===== DATASET CONTENT =====
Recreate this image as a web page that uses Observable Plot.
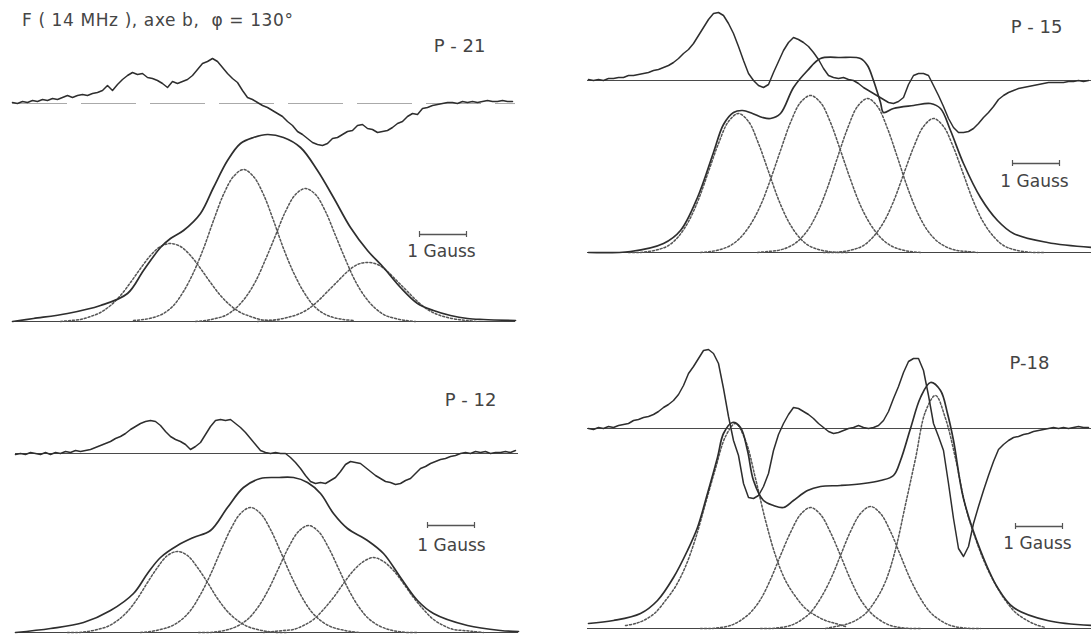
<!DOCTYPE html>
<html><head><meta charset="utf-8">
<script src="https://cdn.jsdelivr.net/npm/d3@7"></script>
<script src="https://cdn.jsdelivr.net/npm/@observablehq/plot@0.6"></script>
<style>
body{margin:0;background:#fff;}
#wrap{position:relative;width:1091px;height:635px;overflow:hidden;background:#fff;font-family:"DejaVu Sans",sans-serif;}
#title{position:absolute;left:22px;top:10px;font-size:17px;color:#454545;white-space:pre;letter-spacing:0.6px;}
</style></head><body>
<div id="wrap"><div id="title">F ( 14 MHz ), axe b,  φ = 130°</div></div>
<script>
// ---------- data (arbitrary field / intensity units) ----------
const panelLabels = ["P - 21", "P - 12", "P - 15", "P-18"];
const gaussLabel = "1 Gauss";
const gaussUnits = 47; // one gauss in field units

// derivative traces, sampled every 5 field units
const derivP21 = [1,0,2,1,3,2,4,3,5,4, 6,8,6,8,9,8,10,11,13,18, 13,19,24,28,31,29,30,26,25,23,
  20,16,22,20,22,24,28,34,40,42, 45,42,36,30,25,21,13,6,4,1, -2,-4,-7,-10,-13,-18,-22,-28,-31,-35,
  -39,-41,-42,-40,-35,-34,-31,-28,-27,-22, -21,-25,-26,-29,-28,-27,-24,-20,-18,-13,
  -10,-11,-5,-4,-2,-1,0,1,1,0, 2,1,2,1,2,3,2,2,3,2,2];
const derivP12 = [-1,0,-1,1,0,-1,1,-1,1,0, 2,1,3,2,3,4,6,8,10,12, 15,17,20,24,27,30,32,33,32,28,
  22,17,14,12,9,4,7,11,19,27, 33,34,33,34,30,26,21,15,9,3, 1,0,1,0,0,-4,-9,-15,-22,-28,
  -30,-29,-30,-27,-24,-18,-11,-8,-9,-10, -14,-18,-22,-25,-28,-29,-31,-30,-27,-25,
  -20,-15,-13,-10,-8,-6,-5,-3,-2,0, 1,0,2,1,2,0,1,1,2,1,3];
const derivP15 = [1,0,1,0,2,2,3,3,5,5, 6,7,8,10,11,13,15,18,22,27, 31,37,45,53,61,67,68,65,57,47,
  34,20,7,0,-5,-7,-4,8,19,30, 38,43,41,38,34,28,21,12,5,3, 2,3,1,0,-3,-7,-10,-13,-16,-19,
  -22,-23,-21,-17,-4,5,7,7,5,-5, -15,-26,-38,-47,-52,-52,-51,-48,-43,-37,
  -32,-26,-19,-15,-12,-10,-8,-7,-6,-5, -4,-3,-2,-2,-2,-2,-1,-1,0,-1,0];
const derivP18 = [0,-1,1,0,2,1,3,4,5,8, 9,11,12,14,17,21,24,28,34,43, 55,62,70,78,79,75,65,40,12,-12,
  -27,-55,-69,-70,-67,-58,-45,-22,-6,5, 14,21,20,17,14,10,5,1,-3,-5, -4,-2,0,1,3,1,0,1,3,8,
  17,30,42,56,67,70,70,58,33,5, -8,-22,-55,-90,-120,-128,-118,-95,-78,-62,
  -47,-33,-21,-16,-12,-9,-8,-6,-5,-3, -2,-1,0,1,0,1,0,1,2,1,1];

// absorption curves (field, intensity)
const absP21X = [12,33,67,100,127,143,160,170,183,200,213,227,240,253,267,283,300,317,333,350,367,383,400,417,433,450,467,483,515];
const absP21Y = [0,3,8,16,28,51,74,83,91,108,134,161,178,184,187,184,174,151,124,94,71,54,34,18,11,6,3,2,1];
const absP12X = [15,50,83,110,133,147,160,177,193,210,227,243,260,277,293,307,320,333,347,367,383,400,417,433,467,500,518];
const absP12Y = [0,4,10,22,39,59,75,87,95,102,125,145,154,155,155,150,139,119,104,92,79,55,32,19,7,2,1];
const absP15X = [588,630,663,680,697,713,723,733,742,752,762,770,780,793,807,820,840,860,867,873,880,883,893,913,930,940,950,963,980,997,1013,1047,1091];
const absP15Y = [0,1,9,22,55,100,128,140,142,139,135,134,139,165,182,194,195,194,187,172,150,140,144,147,149,144,122,89,55,32,19,10,5];
const absP18X = [588,613,640,657,673,687,697,707,717,723,732,740,747,753,763,773,783,793,807,820,840,863,880,893,900,910,920,930,940,947,953,963,980,997,1013,1047,1091];
const absP18Y = [5,8,15,28,51,78,101,135,171,195,206,201,178,148,128,123,121,128,138,142,143,145,148,153,168,200,231,246,238,215,188,130,78,41,21,8,3];

// gaussian components: centre, and values every 10 field units from centre-110 to centre+110
const centersP21 = [170,243,305,367];
const compsP21 = [
  [0,1,2,5,9,16,26,39,53,66,75,78,75,66,53,39,26,16,9,5,2,1,0],
  [1,2,4,8,16,30,49,73,101,127,145,152,145,127,101,73,49,30,16,8,4,2,1],
  [0,1,3,6,13,24,40,62,86,110,127,133,127,110,86,62,40,24,13,6,3,1,0],
  [0,1,2,4,7,12,20,30,40,50,57,59,57,50,40,30,20,12,7,4,2,1,0]];
const centersP12 = [177,250,308,373];
const compsP12 = [
  [0,0,1,3,6,12,21,34,50,65,77,81,77,65,50,34,21,12,6,3,1,0,0],
  [0,1,3,6,12,22,38,58,81,103,119,125,119,103,81,58,38,22,12,6,3,1,0],
  [0,0,1,3,7,14,26,43,64,85,101,107,101,85,64,43,26,14,7,3,1,0,0],
  [0,1,2,3,7,13,23,35,49,62,71,75,71,62,49,35,23,13,7,3,2,1,0]];
const centersP15 = [738,810,867,933];
const compsP15 = [
  [0,0,1,3,7,16,31,53,81,109,131,139,131,109,81,53,31,16,7,3,1,0,0],
  [0,1,3,7,15,28,47,73,102,130,150,157,150,130,102,73,47,28,15,7,3,1,0],
  [0,1,2,5,11,22,40,65,95,124,146,154,146,124,95,65,40,22,11,5,2,1,0],
  [0,0,1,3,7,16,30,51,78,105,126,134,126,105,78,51,30,16,7,3,1,0,0]];
const centersP18 = [735,810,870,935];
const compsP18 = [
  [3,5,9,16,28,42,62,90,125,160,192,205,188,150,108,73,48,32,20,13,8,5,2],
  [0,0,1,3,8,16,29,49,73,96,114,121,114,96,73,49,29,16,8,3,1,0,0],
  [0,0,1,3,8,16,30,49,73,97,115,122,115,97,73,49,30,16,8,3,1,0,0],
  [0,2,4,8,15,28,47,79,124,170,217,233,210,170,122,90,64,44,28,16,9,4,1]];

// ---------- layout ----------
const layout = [
  {label:panelLabels[0], left:0, top:35, width:530, height:295, absBase:321, derivBase:103, dStart:12,
   deriv:derivP21, absX:absP21X, absY:absP21Y, centers:centersP21, comps:compsP21,
   lineX:[12,515], labelAt:[459,46], barAt:[419,234], gaussAt:[441,251], faint:true},
  {label:panelLabels[1], left:0, top:370, width:530, height:265, absBase:632, derivBase:453, dStart:15,
   deriv:derivP12, absX:absP12X, absY:absP12Y, centers:centersP12, comps:compsP12,
   lineX:[15,518], labelAt:[470,400], barAt:[427,525], gaussAt:[451,545]},
  {label:panelLabels[2], left:580, top:0, width:511, height:330, absBase:252, derivBase:80, dStart:588,
   deriv:derivP15, absX:absP15X, absY:absP15Y, centers:centersP15, comps:compsP15,
   lineX:[587,1091], labelAt:[1036,27], barAt:[1012,163], gaussAt:[1034,181]},
  {label:panelLabels[3], left:580, top:335, width:511, height:300, absBase:628, derivBase:428, dStart:588,
   deriv:derivP18, absX:absP18X, absY:absP18Y, centers:centersP18, comps:compsP18,
   lineX:[587,1091], labelAt:[1029,363], barAt:[1015,526], gaussAt:[1037,543]}
];

const wrap = document.getElementById("wrap");
const ink = "#2e2e2e";

function drawPanel(p){
  const Y = py => p.absBase - py;
  const dOff = p.absBase - p.derivBase;
  const derivData = p.deriv.map((v,i)=>({x:p.dStart + i*5, y:v + dOff}));
  const absData = p.absX.map((x,i)=>({x, y:p.absY[i]}));
  const compData = p.comps.flatMap((vals,j)=>vals.map((v,i)=>({c:j, x:p.centers[j] + (i-11)*10, y:v})));
  const by = Y(p.barAt[1]);
  const derivBaseOpts = p.faint ? {stroke:"#aaa", strokeDasharray:"55,14"} : {stroke:"#4a4a4a"};
  const svg = Plot.plot({
    width:p.width, height:p.height, margin:0,
    style:{background:"transparent", overflow:"visible", fontFamily:"DejaVu Sans"},
    x:{domain:[p.left, p.left + p.width], axis:null},
    y:{domain:[Y(p.top + p.height), Y(p.top)], axis:null},
    marks:[
      Plot.ruleY([{y:0, x1:p.lineX[0], x2:p.lineX[1]}], {y:"y", x1:"x1", x2:"x2", stroke:"#444", strokeWidth:1.2}),
      Plot.ruleY([{y:dOff, x1:p.lineX[0], x2:p.lineX[1]}], {y:"y", x1:"x1", x2:"x2", strokeWidth:1.1, ...derivBaseOpts}),
      Plot.line(compData, {x:"x", y:"y", z:"c", curve:"catmull-rom", stroke:"#555", strokeWidth:1.5, strokeDasharray:"2,2"}),
      Plot.line(absData, {x:"x", y:"y", curve:"catmull-rom", stroke:ink, strokeWidth:1.7}),
      Plot.line(derivData, {x:"x", y:"y", stroke:ink, strokeWidth:1.5}),
      Plot.text([p.label], {x:p.labelAt[0], y:Y(p.labelAt[1]), text:d=>d, fontSize:18, fill:"#444"}),
      Plot.ruleY([{y:by, x1:p.barAt[0], x2:p.barAt[0] + gaussUnits}], {y:"y", x1:"x1", x2:"x2", stroke:"#555", strokeWidth:1.4}),
      Plot.ruleX([p.barAt[0], p.barAt[0] + gaussUnits], {x:d=>d, y1:by - 3, y2:by + 3, stroke:"#555", strokeWidth:1.2}),
      Plot.text([gaussLabel], {x:p.gaussAt[0], y:Y(p.gaussAt[1]), text:d=>d, fontSize:17, fill:"#444", letterSpacing:"0.4px"})
    ]
  });
  svg.style.position = "absolute";
  svg.style.left = p.left + "px";
  svg.style.top = p.top + "px";
  wrap.appendChild(svg);
}
layout.forEach(drawPanel);
</script>
</body></html>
=====
Your task is to return the lines above, from the first one up to and including the line containing "const gaussUnits = 47;", minus any pictures.

Recreate this image as a web page that uses Observable Plot.
<!DOCTYPE html>
<html><head><meta charset="utf-8">
<script src="https://cdn.jsdelivr.net/npm/d3@7"></script>
<script src="https://cdn.jsdelivr.net/npm/@observablehq/plot@0.6"></script>
<style>
body{margin:0;background:#fff;}
#wrap{position:relative;width:1091px;height:635px;overflow:hidden;background:#fff;font-family:"DejaVu Sans",sans-serif;}
#title{position:absolute;left:22px;top:10px;font-size:17px;color:#454545;white-space:pre;letter-spacing:0.6px;}
</style></head><body>
<div id="wrap"><div id="title">F ( 14 MHz ), axe b,  φ = 130°</div></div>
<script>
// ---------- data (arbitrary field / intensity units) ----------
const panelLabels = ["P - 21", "P - 12", "P - 15", "P-18"];
const gaussLabel = "1 Gauss";
const gaussUnits = 47; // one gauss in field units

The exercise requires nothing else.